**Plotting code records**
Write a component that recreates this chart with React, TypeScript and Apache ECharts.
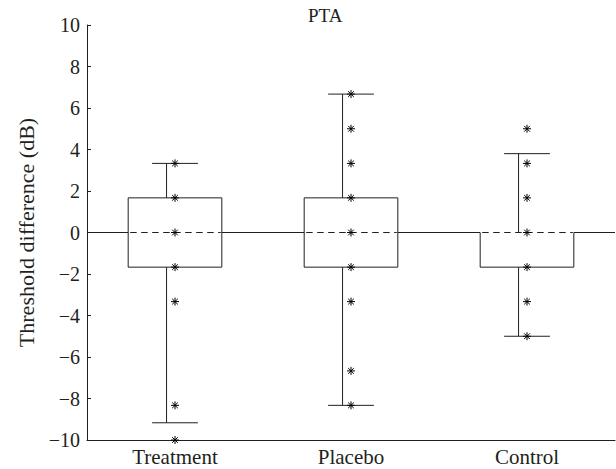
import React, { useEffect, useRef } from "react";
import * as echarts from "echarts";

const categories = ["Treatment", "Placebo", "Control"];
const whiskerLow = [-9.17, -8.33, -5];
const q1 = [-1.67, -1.67, -1.67];
const medians = [0, 0, 0];
const q3 = [1.67, 1.67, 0];
const whiskerHigh = [3.33, 6.67, 3.8];
const treatmentPoints = [3.33, 1.67, 0, -1.67, -3.33, -8.33, -10];
const placeboPoints = [6.67, 5, 3.33, 1.67, 0, -1.67, -3.33, -6.67, -8.33];
const controlPoints = [5, 3.33, 1.67, 0, -1.67, -3.33, -5];
const yMin = -10;
const yMax = 10;
const yInterval = 2;

const INK = "#231f20";
const FONT = "'Liberation Serif', 'DejaVu Serif', serif";

export default function App() {
  const ref = useRef<HTMLDivElement>(null);

  useEffect(() => {
    if (!ref.current) return;
    const chart = echarts.init(ref.current, undefined, { renderer: "svg" });

    const boxData = categories.map((_, i) => [i, whiskerLow[i], q1[i], medians[i], q3[i], whiskerHigh[i]]);
    const pointData: number[][] = [];
    [treatmentPoints, placeboPoints, controlPoints].forEach((arr, i) => arr.forEach((v) => pointData.push([i, v])));

    const mkStyle = () => ({ stroke: INK, lineWidth: 1, fill: null });

    const option: any = {
      animation: false,
      title: {
        text: "PTA",
        left: 303,
        top: 1,
        textStyle: { fontFamily: FONT, fontSize: 19, fontWeight: "normal", color: INK },
      },
      grid: { left: 87, right: 1, top: 25, bottom: 29, containLabel: false },
      graphic: [
        {
          type: "rect",
          right: 0,
          top: 235,
          z: 100,
          shape: { width: 3, height: 202 },
          style: { fill: "#ffffff" },
        },
      ],
      xAxis: {
        type: "category",
        data: categories,
        boundaryGap: true,
        axisLine: { onZero: false, lineStyle: { color: INK, width: 1 } },
        axisTick: { inside: true, alignWithLabel: true, length: 4, lineStyle: { color: INK } },
        axisLabel: { fontFamily: FONT, fontSize: 21, color: INK, margin: 6 },
        splitLine: { show: false },
      },
      yAxis: {
        type: "value",
        min: yMin,
        max: yMax,
        interval: yInterval,
        name: "Threshold difference (dB)",
        nameLocation: "middle",
        nameGap: 42,
        nameTextStyle: { fontFamily: FONT, fontSize: 22, color: INK },
        axisLine: { show: true, onZero: false, lineStyle: { color: INK, width: 1 } },
        axisTick: { show: true, inside: true, length: 4, lineStyle: { color: INK } },
        axisLabel: {
          fontFamily: FONT,
          fontSize: 20,
          color: INK,
          margin: 7,
          formatter: (v: number) => String(v).replace("-", "\u2212"),
        },
        splitLine: { show: false },
      },
      series: [
        {
          type: "custom",
          name: "boxes",
          data: boxData,
          clip: false,
          z: 2,
          encode: { x: 0, y: [1, 2, 3, 4, 5] },
          renderItem: (params: any, api: any) => {
            const cs = params.coordSys;
            const idx = api.value(0);
            const cx = api.coord([idx, 0])[0];
            const bw = cs.width / categories.length;
            const half = bw * 0.266;
            const capHalf = bw * 0.13;
            const wx = cx - bw * 0.048;
            const y0 = api.coord([idx, 0])[1];
            const yLo = api.coord([idx, api.value(1)])[1];
            const yQ1 = api.coord([idx, api.value(2)])[1];
            const yMed = api.coord([idx, api.value(3)])[1];
            const yQ3 = api.coord([idx, api.value(4)])[1];
            const yHi = api.coord([idx, api.value(5)])[1];
            const L = cx - half;
            const R = cx + half;
            const ln = (x1: number, y1: number, x2: number, y2: number) => ({
              type: "line",
              shape: { x1, y1, x2, y2 },
              style: mkStyle(),
            });
            const children: any[] = [
              ln(L, yQ1, L, yQ3),
              ln(R, yQ1, R, yQ3),
              ln(L, yQ1, R, yQ1),
              ln(wx, yQ3, wx, yHi),
              ln(cx - capHalf, yHi, cx + capHalf, yHi),
              ln(wx, yQ1, wx, yLo),
              ln(cx - capHalf, yLo, cx + capHalf, yLo),
            ];
            if (api.value(4) !== api.value(3)) children.push(ln(L, yQ3, R, yQ3));
            const leftStart = idx === 0 ? cs.x : cx - bw / 2;
            children.push(ln(leftStart, y0, L, y0));
            const rightEnd = idx === categories.length - 1 ? cs.x + cs.width : cx + bw / 2;
            children.push(ln(R, y0, rightEnd, y0));
            const dash = 6.5;
            const gap = 4.5;
            let x = L + 2;
            while (x < R - 1) {
              const x2 = Math.min(x + dash, R - 1);
              children.push(ln(x, yMed, x2, yMed));
              x += dash + gap;
            }
            return { type: "group", children };
          },
        },
        {
          type: "custom",
          name: "points",
          data: pointData,
          clip: false,
          z: 3,
          encode: { x: 0, y: 1 },
          renderItem: (params: any, api: any) => {
            const p = api.coord([api.value(0), api.value(1)]);
            const r = 4;
            const d = r * Math.SQRT1_2;
            const st = () => ({ stroke: "#000", lineWidth: 1, fill: null });
            return {
              type: "group",
              children: [
                { type: "line", shape: { x1: p[0] - r, y1: p[1], x2: p[0] + r, y2: p[1] }, style: st() },
                { type: "line", shape: { x1: p[0], y1: p[1] - r, x2: p[0], y2: p[1] + r }, style: st() },
                { type: "line", shape: { x1: p[0] - d, y1: p[1] - d, x2: p[0] + d, y2: p[1] + d }, style: st() },
                { type: "line", shape: { x1: p[0] - d, y1: p[1] + d, x2: p[0] + d, y2: p[1] - d }, style: st() },
              ],
            };
          },
        },
      ],
    };

    chart.setOption(option);
    return () => chart.dispose();
  }, []);

  return (
    <div
      ref={ref}
      style={{ position: "fixed", left: 0, top: 0, width: 616, height: 469, background: "#fff" }}
    />
  );
}
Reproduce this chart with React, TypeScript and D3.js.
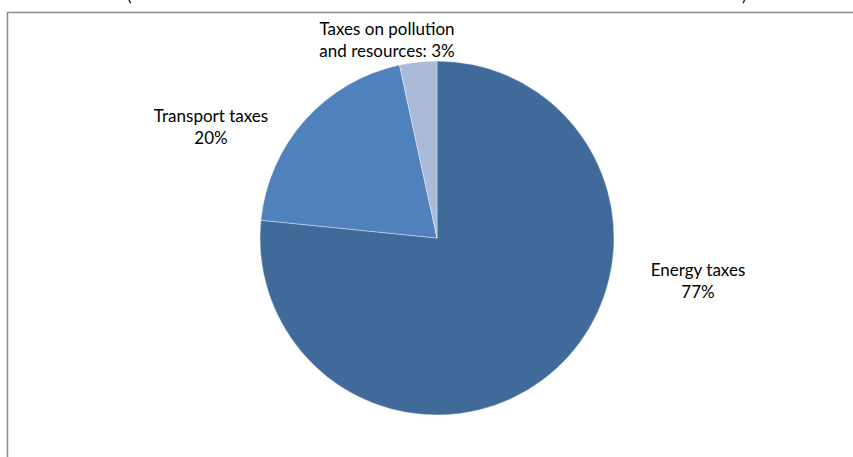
import React from "react";
import * as d3 from "d3";

const categories = ["Energy taxes", "Transport taxes", "Taxes on pollution and resources"];
const values = [76.6, 20.0, 3.4];
const labelLines = [
  ["Energy taxes", "77%"],
  ["Transport taxes", "20%"],
  ["Taxes on pollution", "and resources: 3%"],
];
const colors = ["#3F6A9A", "#4F81BD", "#AABAD7"];

const W = 853;
const H = 457;
const cx = 437;
const cy = 238;
const R = 177;
const FONT = "Lato, 'Open Sans', sans-serif";
const FS = 17;

// label anchors relative to the pie centre (first-line baseline)
const labelAnchors = [
  [261, 38],
  [-226, -116],
  [-50, -203],
];

export default function App() {
  const pie = d3.pie<number>().sort(null).value((d) => d);
  const arcs = pie(values);
  const arcGen = d3.arc<d3.PieArcDatum<number>>().innerRadius(0).outerRadius(R);
  return (
    <svg width={W} height={H} style={{ position: "absolute", left: 0, top: 0 }}>
      <rect x={0} y={0} width={W} height={H} fill="#fff" />
      <text x={127} y={1} fontFamily={FONT} fontSize={FS} fill="#000">(</text>
      <text x={742} y={1} fontFamily={FONT} fontSize={FS} fill="#000">)</text>
      <rect x={7.5} y={12.5} width={1000} height={1000} fill="none" stroke="#8c8c8c" strokeWidth={1.5} />
      <g transform={`translate(${cx},${cy})`}>
        {arcs.map((a, i) => (
          <path key={categories[i]} d={arcGen(a) || ""} fill={colors[i]} stroke="#ffffff" strokeOpacity={0.5} strokeWidth={0.75} />
        ))}
        {arcs.map((a, i) => {
          const [x, y] = labelAnchors[i];
          return (
            <text key={"l" + i} x={x} y={y} textAnchor="middle" fontFamily={FONT} fontSize={FS} fill="#000">
              {labelLines[i].map((t, j) => (
                <tspan key={j} x={x} dy={j === 0 ? 0 : 21.5}>{t}</tspan>
              ))}
            </text>
          );
        })}
      </g>
    </svg>
  );
}
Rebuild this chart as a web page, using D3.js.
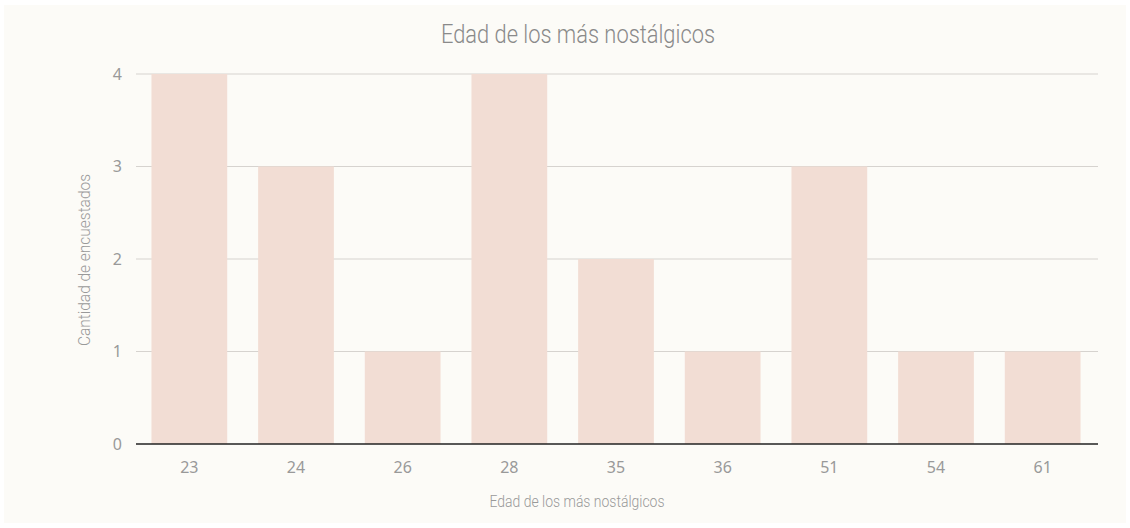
<!DOCTYPE html>
<html lang="es">
<head>
<meta charset="utf-8">
<title>Edad de los más nostálgicos</title>
<script src="https://d3js.org/d3.v7.min.js"></script>
<style>
  body { margin: 0; background: #ffffff; }
  text { font-family: "Noto Sans", "Open Sans", sans-serif; }
  .cond { font-family: Roboto, "Noto Sans", sans-serif; font-weight: 300; }
</style>
</head>
<body>
<svg id="chart" width="1130" height="528"></svg>
<script>
  var edades = ["23", "24", "26", "28", "35", "36", "51", "54", "61"];
  var cantidad = [4, 3, 1, 4, 2, 1, 3, 1, 1];
  var yTicks = [0, 1, 2, 3, 4];

  var svg = d3.select("#chart");

  svg.append("rect")
      .attr("x", 4).attr("y", 5)
      .attr("width", 1122).attr("height", 518)
      .attr("fill", "#fcfbf7");

  // plot box
  var pLeft = 136, pRight = 1098, pTop = 74, pBottom = 444;

  var x = d3.scaleBand()
      .domain(edades)
      .range([pLeft, pRight - 2])
      .paddingInner(0.29)
      .paddingOuter(0.145);

  var y = d3.scaleLinear()
      .domain([0, 4])
      .range([pBottom, pTop]);

  // grid
  svg.append("g")
    .selectAll("line")
    .data(yTicks.filter(function(d) { return d > 0; }))
    .join("line")
      .attr("x1", pLeft).attr("x2", pRight)
      .attr("y1", function(d) { return y(d); })
      .attr("y2", function(d) { return y(d); })
      .attr("stroke", "#d6d3cf")
      .attr("stroke-width", 1);

  // bars
  svg.append("g")
    .selectAll("rect")
    .data(edades)
    .join("rect")
      .attr("x", function(d) { return x(d); })
      .attr("width", x.bandwidth())
      .attr("y", function(d, i) { return y(cantidad[i]); })
      .attr("height", function(d, i) { return y(0) - y(cantidad[i]); })
      .attr("fill", "#f2ddd4");

  // baseline
  svg.append("line")
      .attr("x1", pLeft).attr("x2", pRight)
      .attr("y1", y(0)).attr("y2", y(0))
      .attr("stroke", "#222")
      .attr("stroke-width", 1.5);

  // y tick labels
  svg.append("g")
    .selectAll("text")
    .data(yTicks)
    .join("text")
      .attr("x", 122)
      .attr("y", function(d) { return y(d); })
      .attr("dy", "0.35em")
      .attr("text-anchor", "end")
      .attr("font-size", 16)
      .attr("fill", "#999")
      .text(function(d) { return d; });

  // x tick labels
  svg.append("g")
    .selectAll("text")
    .data(edades)
    .join("text")
      .attr("x", function(d) { return x(d) + x.bandwidth() / 2; })
      .attr("y", 473)
      .attr("text-anchor", "middle")
      .attr("font-size", 16)
      .attr("fill", "#999")
      .text(function(d) { return d; });

  // title
  svg.append("text")
      .attr("class", "cond")
      .attr("x", 578).attr("y", 43)
      .attr("text-anchor", "middle")
      .attr("font-size", 26)
      .attr("fill", "#8a8a8a")
      .attr("textLength", 274)
      .attr("lengthAdjust", "spacingAndGlyphs")
      .text("Edad de los más nostálgicos");

  // x axis title
  svg.append("text")
      .attr("class", "cond")
      .attr("x", 577).attr("y", 507)
      .attr("text-anchor", "middle")
      .attr("font-size", 16)
      .attr("fill", "#999")
      .attr("textLength", 175)
      .attr("lengthAdjust", "spacingAndGlyphs")
      .text("Edad de los más nostálgicos");

  // y axis title
  svg.append("text")
      .attr("class", "cond")
      .attr("transform", "translate(90,260) rotate(-90)")
      .attr("text-anchor", "middle")
      .attr("font-size", 16)
      .attr("fill", "#999")
      .attr("textLength", 172)
      .attr("lengthAdjust", "spacingAndGlyphs")
      .text("Cantidad de encuestados");
</script>
</body>
</html>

**Task statement**
Starting at the first line of the entries, restate word for word everything through the line that holds "import * as echarts", both ends included, but omit any pictures.

**Completed exercise**
Write a component that recreates this chart with React, TypeScript and Apache ECharts.
import React, { useEffect, useRef } from "react";
import * as echarts from "echarts";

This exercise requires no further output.